There are various ways to lay out free access stalls including “T”, “I” and “L” designs. Figures 3 through 6 show various layouts for different group sizes and various slatted flooring configurations. They merely serve as examples and are meant to convey the thought process of remodeling or new construction planning. For the sake of consistency, free access stalls were assumed to be 25.6” x 92.5”, or 16.4 ft2. Because FAS are longer than a conventional gestation stall, care should be taken to ensure that there is no more than 54” of solid flooring within the stall, thus allowing adequate slatted flooring for manure removal. For the example FAS, the minimum slatted area should extend at least 38.5” under the rear of the stall to maintain no more than 54” of solid flooring. When designing a layout take the actual dimensions of the FAS that you select into account.

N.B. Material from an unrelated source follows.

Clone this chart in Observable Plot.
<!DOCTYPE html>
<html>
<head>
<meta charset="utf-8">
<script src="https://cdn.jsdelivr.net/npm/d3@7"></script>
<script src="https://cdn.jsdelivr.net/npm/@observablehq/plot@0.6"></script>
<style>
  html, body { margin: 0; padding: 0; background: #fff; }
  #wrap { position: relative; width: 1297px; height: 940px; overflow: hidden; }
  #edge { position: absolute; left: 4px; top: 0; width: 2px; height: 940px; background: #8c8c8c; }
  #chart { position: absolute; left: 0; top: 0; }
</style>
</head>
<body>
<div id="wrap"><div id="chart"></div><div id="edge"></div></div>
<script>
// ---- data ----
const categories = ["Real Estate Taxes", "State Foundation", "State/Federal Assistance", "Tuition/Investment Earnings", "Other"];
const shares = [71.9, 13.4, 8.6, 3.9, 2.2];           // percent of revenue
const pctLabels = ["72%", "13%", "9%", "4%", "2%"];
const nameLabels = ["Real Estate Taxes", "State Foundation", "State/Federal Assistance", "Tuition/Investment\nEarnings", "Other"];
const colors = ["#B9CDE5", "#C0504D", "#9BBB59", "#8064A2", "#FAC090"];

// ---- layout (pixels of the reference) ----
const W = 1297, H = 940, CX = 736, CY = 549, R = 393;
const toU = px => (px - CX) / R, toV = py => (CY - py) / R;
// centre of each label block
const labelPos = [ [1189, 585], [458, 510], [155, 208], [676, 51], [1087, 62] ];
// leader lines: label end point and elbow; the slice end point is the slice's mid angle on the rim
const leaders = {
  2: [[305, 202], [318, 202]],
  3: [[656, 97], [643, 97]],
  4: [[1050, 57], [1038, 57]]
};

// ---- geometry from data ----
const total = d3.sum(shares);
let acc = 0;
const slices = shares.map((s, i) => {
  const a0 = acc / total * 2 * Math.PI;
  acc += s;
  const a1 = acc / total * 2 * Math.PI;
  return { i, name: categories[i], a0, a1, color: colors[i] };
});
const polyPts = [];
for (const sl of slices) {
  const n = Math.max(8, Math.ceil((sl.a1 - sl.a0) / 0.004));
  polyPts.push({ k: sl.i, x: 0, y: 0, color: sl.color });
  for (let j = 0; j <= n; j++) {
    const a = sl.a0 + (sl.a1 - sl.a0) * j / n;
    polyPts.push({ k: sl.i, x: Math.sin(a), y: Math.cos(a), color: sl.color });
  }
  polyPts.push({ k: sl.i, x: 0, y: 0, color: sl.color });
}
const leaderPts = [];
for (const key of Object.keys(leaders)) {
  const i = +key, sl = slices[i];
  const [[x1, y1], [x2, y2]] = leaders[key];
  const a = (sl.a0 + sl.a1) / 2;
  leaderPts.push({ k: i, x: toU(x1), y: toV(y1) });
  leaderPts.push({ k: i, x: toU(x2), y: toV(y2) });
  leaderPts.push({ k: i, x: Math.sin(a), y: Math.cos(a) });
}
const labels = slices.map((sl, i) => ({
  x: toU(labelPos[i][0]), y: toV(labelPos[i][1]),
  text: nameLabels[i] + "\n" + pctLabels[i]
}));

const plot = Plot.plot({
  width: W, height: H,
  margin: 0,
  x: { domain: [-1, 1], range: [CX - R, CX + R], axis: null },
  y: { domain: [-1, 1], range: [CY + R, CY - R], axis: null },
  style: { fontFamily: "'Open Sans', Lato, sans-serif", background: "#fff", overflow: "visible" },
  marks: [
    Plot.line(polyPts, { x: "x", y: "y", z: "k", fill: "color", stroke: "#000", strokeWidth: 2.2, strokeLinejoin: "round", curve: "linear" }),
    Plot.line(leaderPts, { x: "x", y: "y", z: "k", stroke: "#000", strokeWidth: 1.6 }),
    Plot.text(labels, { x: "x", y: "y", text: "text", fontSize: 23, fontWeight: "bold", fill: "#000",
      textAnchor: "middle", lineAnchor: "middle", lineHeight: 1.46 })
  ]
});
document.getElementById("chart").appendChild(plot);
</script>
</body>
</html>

Free Access Stalls (FAS) Free access stalls are a type of non-competitive feeding system in which sows have access to a pen communal area and may enter the stalls at their own choosing. Most stalls have self-locking rear gates which close and lock behind the sow after she enters the stall. The sow then triggers a latch as she backs out of the stall which unlocks the rear gate. Sows can be locked into stalls by workers when needed. These stalls are generally longer than traditional breeding and gestation stalls. Companies providing FAS equipment offer lengths that vary from 90” to 96” with typical widths generally 24.4” to 26” (center to center) with wider and longer models available. Generally, FAS stalls do not open from the front so they have the advantage of being able to be placed against a wall or head-to-head if space considerations dictate the removal of an alley. This of course complicates the ability of herdsperson from addressing hand-feeding supplementation they may wish to do to regulate body condition of individuals.

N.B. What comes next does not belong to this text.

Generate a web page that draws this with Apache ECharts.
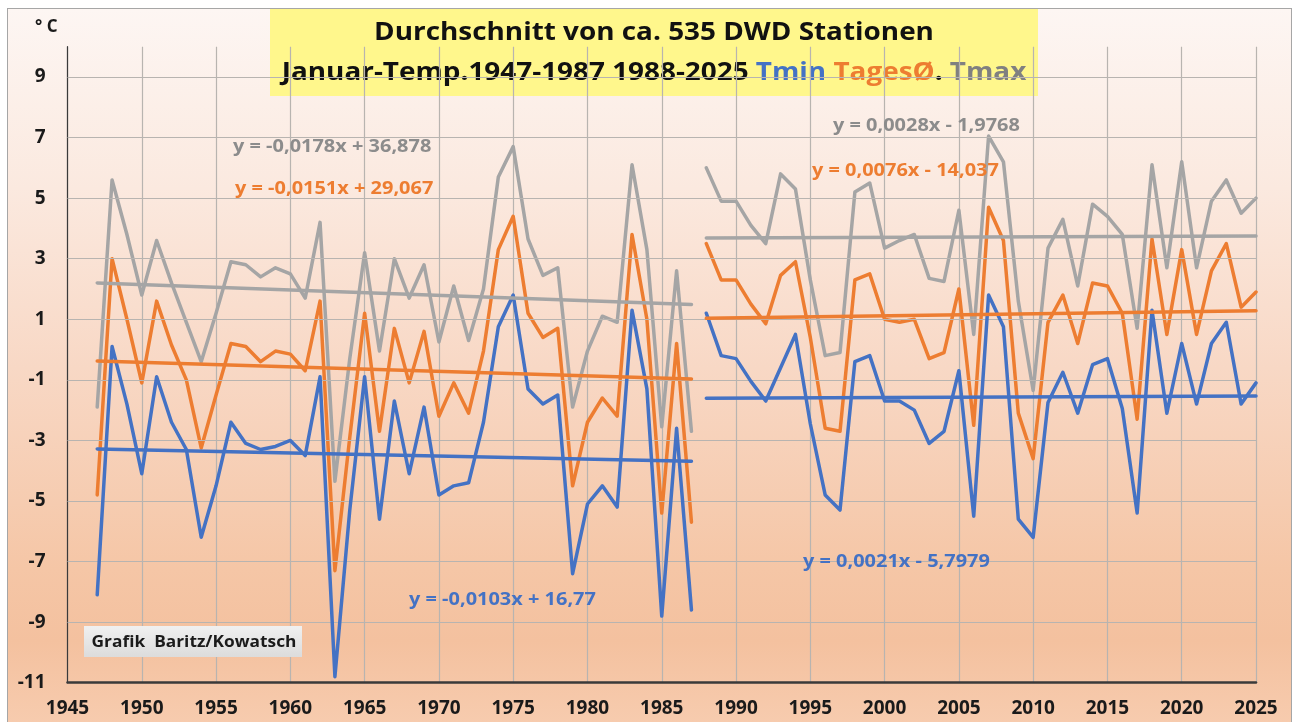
<!DOCTYPE html>
<html><head><meta charset="utf-8">
<script src="https://cdn.jsdelivr.net/npm/echarts@6/dist/echarts.min.js"></script>
<style>
html,body{margin:0;padding:0;background:#fff;width:1293px;height:722px;overflow:hidden}
#frame{position:absolute;left:7px;top:8px;width:1285px;height:720px;box-sizing:border-box;border:1px solid #a6a6a6;
background:linear-gradient(to bottom,#FDF6F3 0%,#FBE9DF 25%,#F8D8C5 50%,#F5C6A6 78%,#F4C19F 88%,#F7CCAF 100%)}
#chart{position:absolute;left:0;top:0;width:1293px;height:722px}
</style></head><body><div id="frame"></div><div id="chart"></div>
<script>
// ---- data ----
const years1 = [1947,1948,1949,1950,1951,1952,1953,1954,1955,1956,1957,1958,1959,1960,1961,1962,1963,1964,1965,1966,1967,1968,1969,1970,1971,1972,1973,1974,1975,1976,1977,1978,1979,1980,1981,1982,1983,1984,1985,1986,1987];
const tmin1  = [-8.1,0.1,-1.8,-4.1,-0.9,-2.4,-3.3,-6.2,-4.5,-2.4,-3.1,-3.3,-3.2,-3.0,-3.5,-0.9,-10.8,-5.3,-0.9,-5.6,-1.7,-4.1,-1.9,-4.8,-4.5,-4.4,-2.4,0.75,1.8,-1.3,-1.8,-1.5,-7.4,-5.1,-4.5,-5.2,1.3,-1.3,-8.8,-2.6,-8.6];
const tages1 = [-4.8,3.0,1.0,-1.1,1.6,0.15,-1.0,-3.25,-1.5,0.2,0.1,-0.4,-0.05,-0.15,-0.7,1.6,-7.3,-2.9,1.2,-2.7,0.7,-1.1,0.6,-2.2,-1.1,-2.1,-0.05,3.3,4.4,1.2,0.4,0.7,-4.5,-2.4,-1.6,-2.2,3.8,1.0,-5.4,0.2,-5.7];
const tmax1  = [-1.9,5.6,3.8,1.8,3.6,2.2,0.9,-0.4,1.2,2.9,2.8,2.4,2.7,2.5,1.7,4.2,-4.35,-0.3,3.2,-0.05,3.0,1.7,2.8,0.25,2.1,0.3,2.0,5.7,6.7,3.65,2.45,2.7,-1.9,-0.05,1.1,0.9,6.1,3.3,-2.55,2.6,-2.7];

const years2 = [1988,1989,1990,1991,1992,1993,1994,1995,1996,1997,1998,1999,2000,2001,2002,2003,2004,2005,2006,2007,2008,2009,2010,2011,2012,2013,2014,2015,2016,2017,2018,2019,2020,2021,2022,2023,2024,2025];
const tmin2  = [1.2,-0.2,-0.3,-1.05,-1.7,-0.6,0.5,-2.45,-4.8,-5.3,-0.4,-0.2,-1.7,-1.7,-2.0,-3.1,-2.7,-0.7,-5.5,1.8,0.75,-5.6,-6.2,-1.75,-0.75,-2.1,-0.5,-0.3,-1.95,-5.4,1.3,-2.1,0.2,-1.8,0.2,0.9,-1.8,-1.1];
const tages2 = [3.5,2.3,2.3,1.5,0.85,2.45,2.9,0.4,-2.6,-2.7,2.3,2.5,1.0,0.9,1.0,-0.3,-0.1,2.0,-2.5,4.7,3.6,-2.1,-3.6,0.9,1.8,0.2,2.2,2.1,1.2,-2.3,3.65,0.5,3.3,0.5,2.6,3.5,1.4,1.9];
const tmax2  = [6.0,4.9,4.9,4.1,3.5,5.8,5.3,2.3,-0.2,-0.1,5.2,5.5,3.35,3.6,3.8,2.35,2.25,4.6,0.5,7.05,6.2,1.6,-1.35,3.35,4.3,2.1,4.8,4.4,3.8,0.7,6.1,2.7,6.2,2.7,4.9,5.6,4.5,5.0];

// trend line end points (from the chart's regression lines)
const trendYears1 = [1947,1987];
const trendTmin1  = [-3.28,-3.69];
const trendTages1 = [-0.38,-0.97];
const trendTmax1  = [2.20,1.49];
const trendYears2 = [1988,2025];
const trendTmin2  = [-1.61,-1.53];
const trendTages2 = [1.03,1.28];
const trendTmax2  = [3.68,3.75];

const yGridTicks = [-9,-7,-5,-3,-1,1,3,5,7,9];

const eqTexts = {
  tmaxL: 'y = -0,0178x + 36,878', tagesL: 'y = -0,0151x + 29,067', tminL: 'y = -0,0103x + 16,77',
  tmaxR: 'y = 0,0028x - 1,9768',  tagesR: 'y = 0,0076x - 14,037',  tminR: 'y = 0,0021x - 5,7979'
};
const titleLine1 = 'Durchschnitt von ca. 535 DWD Stationen';
const credit = 'Grafik  Baritz/Kowatsch';

// ---- styles ----
const BLUE = '#4472C4', ORANGE = '#ED7D31', GREY = '#A5A5A5', GREYTXT = '#8C8C8C';
const FONT = 'Open Sans';
const zip = (xs, ys) => xs.map((x, i) => [x, ys[i]]);
const lineSeries = (name, xs, ys, color, z) => ({
  name, type: 'line', data: zip(xs, ys), symbol: 'none', z: z, silent: true,
  lineStyle: { color, width: 3.5, cap: 'round', join: 'round' }, animation: false
});
const txt = (s, color, size, extra) => Object.assign({ text: s, fontFamily: FONT, fontWeight: 'bold', fontSize: size, fill: color, verticalAlign: 'middle' }, extra || {});
const EQ_SX = 1.14, TITLE_SX = 1.115;

const chart = echarts.init(document.getElementById('chart'), null, { renderer: 'canvas' });
chart.setOption({
  animation: false,
  backgroundColor: 'transparent',
  grid: { left: 67.5, top: 46.7, right: 37, bottom: 39.3, containLabel: false },
  xAxis: {
    type: 'value', min: 1945, max: 2025, interval: 5,
    axisLine: { show: true, onZero: false, lineStyle: { color: '#3a3a3a', width: 2.5 } },
    axisTick: { show: false },
    splitLine: { show: true, lineStyle: { color: '#b8b4b0', width: 1.2 } },
    axisLabel: { formatter: v => String(v), fontFamily: FONT, fontWeight: 'bold', fontSize: 19, color: '#1a1a1a', margin: 16 }
  },
  yAxis: {
    type: 'value', min: -11, max: 10, interval: 2,
    axisLine: { show: true, onZero: false, lineStyle: { color: '#3a3a3a', width: 1.2 } },
    axisTick: { show: false },
    splitLine: { show: false },
    axisLabel: { showMaxLabel: false, formatter: v => String(v), fontFamily: FONT, fontWeight: 'bold', fontSize: 19, color: '#1a1a1a', margin: 22 }
  },
  series: [
    { type: 'line', data: [[1945, -11]], symbol: 'none', z: 1, silent: true, lineStyle: { opacity: 0 },
      markLine: { silent: true, symbol: ['none', 'none'], label: { show: false }, animation: false,
        lineStyle: { color: '#b8b4b0', width: 1.2, type: 'solid' },
        data: yGridTicks.map(v => ({ yAxis: v })) } },
    lineSeries('Tmax', years1, tmax1, GREY, 3),
    lineSeries('Tmax', years2, tmax2, GREY, 3),
    lineSeries('TagesØ', years1, tages1, ORANGE, 4),
    lineSeries('TagesØ', years2, tages2, ORANGE, 4),
    lineSeries('Tmin', years1, tmin1, BLUE, 5),
    lineSeries('Tmin', years2, tmin2, BLUE, 5),
    lineSeries('Trend Tmax', trendYears1, trendTmax1, GREY, 6),
    lineSeries('Trend Tmax', trendYears2, trendTmax2, GREY, 6),
    lineSeries('Trend TagesØ', trendYears1, trendTages1, ORANGE, 6),
    lineSeries('Trend TagesØ', trendYears2, trendTages2, ORANGE, 6),
    lineSeries('Trend Tmin', trendYears1, trendTmin1, BLUE, 6),
    lineSeries('Trend Tmin', trendYears2, trendTmin2, BLUE, 6)
  ],
  graphic: [
    { type: 'rect', z: -5, silent: true, shape: { x: 270, y: 9, width: 768, height: 87 }, style: { fill: '#FFF78C' } },
    { type: 'text', z: -4, silent: true, x: 654, y: 33, scaleX: TITLE_SX, style: txt(titleLine1, '#111', 25, { align: 'center' }) },
    { type: 'text', z: -4, silent: true, x: 654, y: 73, scaleX: TITLE_SX,
      style: { text: '{k|Januar-Temp.1947-1987 1988-2025 }{b|Tmin }{o|TagesØ}{k|. }{g|Tmax}',
        align: 'center', verticalAlign: 'middle',
        rich: {
          k: { fontFamily: FONT, fontWeight: 'bold', fontSize: 25, fill: '#111', color: '#111' },
          b: { fontFamily: FONT, fontWeight: 'bold', fontSize: 25, fill: BLUE, color: BLUE },
          o: { fontFamily: FONT, fontWeight: 'bold', fontSize: 25, fill: ORANGE, color: ORANGE },
          g: { fontFamily: FONT, fontWeight: 'bold', fontSize: 25, fill: '#808080', color: '#808080' }
        } } },
    { type: 'text', silent: true, x: 35, y: 27, style: txt('° C', '#1a1a1a', 17) },
    { type: 'text', z: 10, silent: true, x: 233, y: 147, scaleX: EQ_SX, style: txt(eqTexts.tmaxL, GREYTXT, 17.5) },
    { type: 'text', z: 10, silent: true, x: 235, y: 189, scaleX: EQ_SX, style: txt(eqTexts.tagesL, ORANGE, 17.5) },
    { type: 'text', z: 10, silent: true, x: 409, y: 600, scaleX: EQ_SX, style: txt(eqTexts.tminL, BLUE, 17.5) },
    { type: 'text', z: 10, silent: true, x: 833, y: 126, scaleX: EQ_SX, style: txt(eqTexts.tmaxR, GREYTXT, 17.5) },
    { type: 'text', z: 10, silent: true, x: 812, y: 171, scaleX: EQ_SX, style: txt(eqTexts.tagesR, ORANGE, 17.5) },
    { type: 'text', z: 10, silent: true, x: 803, y: 562, scaleX: EQ_SX, style: txt(eqTexts.tminR, BLUE, 17.5) },
    { type: 'rect', z: 10, silent: true, shape: { x: 84, y: 626, width: 218, height: 31 },
      style: { fill: new echarts.graphic.LinearGradient(0, 0, 0, 1, [{ offset: 0, color: '#F0F0F0' }, { offset: 1, color: '#DCDCDC' }]) } },
    { type: 'text', z: 11, silent: true, x: 194, y: 642, scaleX: 1.05, style: txt(credit, '#1a1a1a', 16.5, { align: 'center' }) }
  ]
});
</script></body></html>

Example “T” Design – Figure 3 The “T” design shown in Figure 3 shows 20 stalls with a communal area across one end. The aisle between the rows of stalls is shown as 7’ and meant to be a minimum. A wider aisle would provide a higher quality space but 7’ may be an acceptable compromise during remodeling as long as overall space requirements are met in a communal area. A minimum width in the communal area of 8’ would probably be an appropriate goal to allow better sow movement. This communal area functions best if the floor is solid, either by using mats or placing concrete over the current slats. Sows prefer lying against penning that is solid and this should be considered. However, solid partitions on small pens tend to inhibit air flow and may contribute to heat stress. Water should be provided in the communal area in addition to that provided within stalls. The “T” design works well for moving sows in and out of the pen through a gate in the communal area to the exterior alleys.

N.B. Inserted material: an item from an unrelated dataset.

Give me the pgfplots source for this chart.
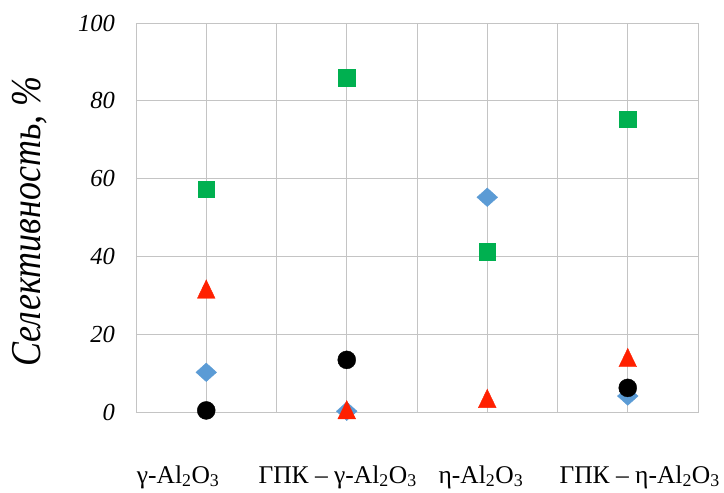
\documentclass[border=0pt]{standalone}
\usepackage{fontspec}
\setmainfont{Liberation Serif}
\usepackage{graphicx}
\usepackage{pgfplots}
\pgfplotsset{compat=1.18}
\definecolor{cgreen}{HTML}{00B050}
\definecolor{cred}{HTML}{FF2000}
\definecolor{cblue}{HTML}{5B9BD5}
\definecolor{cgrid}{HTML}{C4C4C4}
\begin{document}
\begin{tikzpicture}
\useasboundingbox (-136pt,-81pt) rectangle (588pt,412pt);
\begin{axis}[
  at={(0,0)}, anchor=south west,
  scale only axis, width=562pt, height=389pt,
  xmin=0, xmax=8, ymin=0, ymax=100,
  xtick={0.6,2.87,4.91,7.17},
  xticklabels={γ-Al\textsubscript{2}O\textsubscript{3}, ГПК – γ-Al\textsubscript{2}O\textsubscript{3}, η-Al\textsubscript{2}O\textsubscript{3}, ГПК – η-Al\textsubscript{2}O\textsubscript{3}},
  minor xtick={0,1,2,3,4,5,6,7,8},
  ytick={0,20,40,60,80,100},
  xminorgrids, ymajorgrids,
  grid style={draw=cgrid, line width=0.8pt},
  minor grid style={draw=cgrid, line width=0.8pt},
  axis line style={draw=cgrid, line width=0.8pt},
  major tick length=0pt, minor tick length=0pt,
  /pgf/number format/assume math mode=true,
  yticklabel style={font=\fontsize{24.5}{28}\selectfont\itshape, anchor=east, inner sep=0pt, xshift=-21pt},
  xticklabel style={font=\fontsize{25.5}{30}\selectfont, anchor=base, inner sep=0pt, yshift=-71pt},
  ylabel={\scalebox{1}[1.18]{Селективность, \%}},
  ylabel style={font=\fontsize{36}{40}\selectfont\itshape, at={(axis description cs:-0.1708,0.49)}, anchor=base},
  clip=false,
]
\addplot[only marks, mark=square*, mark size=7.3pt, mark options={yscale=0.9, rotate=45, fill=cblue, draw=cblue}] coordinates {(1,10.2) (3,0.2) (5,55.2) (7,4.1)};
\addplot[only marks, mark=square*, mark size=8.2pt, mark options={fill=cgreen, draw=cgreen}] coordinates {(1,57.3) (3,85.9) (5,41.2) (7,75.2)};
\addplot[only marks, mark=triangle*, mark size=10.2pt, mark options={yshift=-3.06pt, yscale=1.2, fill=cred, draw=cred}] coordinates {(1,31.6) (3,0.6) (5,3.5) (7,14.0)};
\addplot[only marks, mark=*, mark size=9pt, mark options={fill=black, draw=black}] coordinates {(1,0.4) (3,13.4) (7,6.2)};
\end{axis}
\end{tikzpicture}
\end{document}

The rear aisle width between two rows of FAS should be between 7’ and 10’. This is to allow sows to back out of stalls across from each other without being inhibited in their movement and possibly having an aggressive interaction with sows backing out the other side. The actual required distance is a matter of debate with some entities stating that 10’ is the minimum while others feel 7’ is adequate [4]. No definitive research or extensive experience answers this question fully though a 10’ aisle would provide better unimpeded animal movement. This variation will allow flexibility when remodeling facilities. 3

Example “I” Design – Figure 4

Figure 3. Example “T” free-access design for 20 sows shown over double 8΄ slats. The NSF is 24.6 ft2/sow and the GSF is 34.9 ft2/sow.

The “I” design shown in Figure 4 is created merely by moving the rows of stalls far enough apart to provide the necessary space only in a center aisle. This system is difficult to adopt in remodeling unless the building is fully slatted. Existing feed troughs and feed auger lines would need to be moved also. New facilities can be designed to provide slatted floors in the proper locations. Because FAS generally do not open from the front, a means of moving sows in and out of the pen needs to be provided from the side. For this example one end of the 10’ aisle for each pen would require a gate that opens into a 30” alley at the end of every second “I” pen. This requires extra space and can create a blind alley in some instances which can be a safety concern. In this example there is no alley at the front-end of one row of stalls and it has the disadvantage of not facilitating top-dressing of feed. A pen of 40 sows should be provided with 18 ft2/sow or 720 ft2 total (Table 1). In this example 50% of the stalled area provides 328 ft2 (16.4 ft2/stall x 40 stalls x 50%), and therefore an additional 392 ft2 is needed in the center communal aisle. The needed area divided by the pen length yields the required aisle width. Therefore, 392 ft2/42.6’ yields a needed aisle width of 9.2’ or 10’ to provide a buffer. Therefore, this design has a NSF of 18.5 sf/sow and a GSF of 29.2 ft2/sow if half of the outer alleys are counted.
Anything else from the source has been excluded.